On appeal, defendant asserts that the judge misapplied the balancing test. We discern no legal error and cannot conclude, as defendant argues, the judge's decision is based on the absence of prejudice alone.

Because the parties have not included the court records the judge considered in the record provided to us, we cannot determine whether the judge's findings are supported by the record. We can, however, say that defendant has failed to show factual error in the judge's decision. The argument consists of a comparison of the delay in this case with the delays reported in published and unpublished decisions, and it relies on facts asserted by counsel during argument in the Law Division and statements made by defendant after the judge's decision. It is of insufficient merit to warrant further discussion. R. 2:11-3(e)(2).

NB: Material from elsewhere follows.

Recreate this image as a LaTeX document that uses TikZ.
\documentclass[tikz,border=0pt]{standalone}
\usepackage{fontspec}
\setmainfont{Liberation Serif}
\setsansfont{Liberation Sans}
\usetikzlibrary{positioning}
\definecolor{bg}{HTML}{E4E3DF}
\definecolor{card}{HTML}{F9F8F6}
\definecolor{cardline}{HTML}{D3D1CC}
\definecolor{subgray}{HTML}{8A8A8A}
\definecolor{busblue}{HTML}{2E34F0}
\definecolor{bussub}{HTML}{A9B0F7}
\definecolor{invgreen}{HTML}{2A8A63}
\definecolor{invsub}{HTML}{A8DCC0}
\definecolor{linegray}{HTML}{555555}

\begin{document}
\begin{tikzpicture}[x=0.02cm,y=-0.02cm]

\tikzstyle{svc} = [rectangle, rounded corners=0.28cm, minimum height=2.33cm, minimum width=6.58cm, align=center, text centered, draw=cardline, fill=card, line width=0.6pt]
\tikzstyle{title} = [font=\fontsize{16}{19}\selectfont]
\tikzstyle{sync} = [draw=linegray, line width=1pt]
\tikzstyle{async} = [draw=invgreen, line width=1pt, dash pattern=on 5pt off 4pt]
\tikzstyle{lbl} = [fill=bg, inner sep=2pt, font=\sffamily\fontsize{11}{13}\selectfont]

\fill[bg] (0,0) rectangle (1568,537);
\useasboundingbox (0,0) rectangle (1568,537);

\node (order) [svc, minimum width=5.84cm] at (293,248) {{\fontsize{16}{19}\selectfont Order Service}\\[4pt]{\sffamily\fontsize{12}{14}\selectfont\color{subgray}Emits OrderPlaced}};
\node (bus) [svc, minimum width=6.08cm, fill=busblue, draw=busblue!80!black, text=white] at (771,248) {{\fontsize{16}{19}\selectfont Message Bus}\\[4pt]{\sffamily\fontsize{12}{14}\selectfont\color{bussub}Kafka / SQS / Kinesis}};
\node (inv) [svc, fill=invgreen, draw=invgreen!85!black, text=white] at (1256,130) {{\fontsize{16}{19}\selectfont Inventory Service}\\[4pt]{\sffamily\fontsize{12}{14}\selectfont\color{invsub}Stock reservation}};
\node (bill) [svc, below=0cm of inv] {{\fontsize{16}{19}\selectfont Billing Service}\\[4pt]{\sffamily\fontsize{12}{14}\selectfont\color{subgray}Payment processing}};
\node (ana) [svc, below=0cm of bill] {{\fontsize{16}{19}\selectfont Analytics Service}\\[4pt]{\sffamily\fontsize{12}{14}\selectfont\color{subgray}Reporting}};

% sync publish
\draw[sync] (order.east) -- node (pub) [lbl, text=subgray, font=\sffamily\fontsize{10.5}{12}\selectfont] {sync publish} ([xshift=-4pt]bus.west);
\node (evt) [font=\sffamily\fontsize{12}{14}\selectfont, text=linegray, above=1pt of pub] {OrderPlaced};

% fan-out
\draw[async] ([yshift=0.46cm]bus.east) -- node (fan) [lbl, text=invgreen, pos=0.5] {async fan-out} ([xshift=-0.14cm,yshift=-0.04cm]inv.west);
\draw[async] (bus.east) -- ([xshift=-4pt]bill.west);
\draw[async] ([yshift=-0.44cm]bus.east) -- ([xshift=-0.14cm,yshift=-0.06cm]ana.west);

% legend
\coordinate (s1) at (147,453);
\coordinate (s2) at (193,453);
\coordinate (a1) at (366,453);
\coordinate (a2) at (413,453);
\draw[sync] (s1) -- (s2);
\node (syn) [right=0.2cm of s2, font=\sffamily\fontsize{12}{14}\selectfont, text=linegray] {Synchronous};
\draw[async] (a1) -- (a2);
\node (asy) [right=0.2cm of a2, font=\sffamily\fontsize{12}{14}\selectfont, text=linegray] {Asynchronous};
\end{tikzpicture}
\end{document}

On appeal, the State submits that because defendant failed to provide the judge or this court with an adequate record, "the issue cannot be settled on the basis of the record now before this [c]court" and suggests the defendant should raise the issue on a petition for post-conviction relief. Our court rules preclude that course of action. See R. 3:22-4(a); R. 3:22-5. Defendant may, as the State notes, raise a claim of ineffective assistance of counsel encompassing the performance of her attorneys in municipal court and on appeal to the Law Division and this court. To the extent that the judge's decision can be understood to reject a claim of ineffective assistance of counsel in the municipal court, the record before him was not adequate to permit resolution of that issue. Defendant's appellate counsel has not, however, raised that issue on this appeal.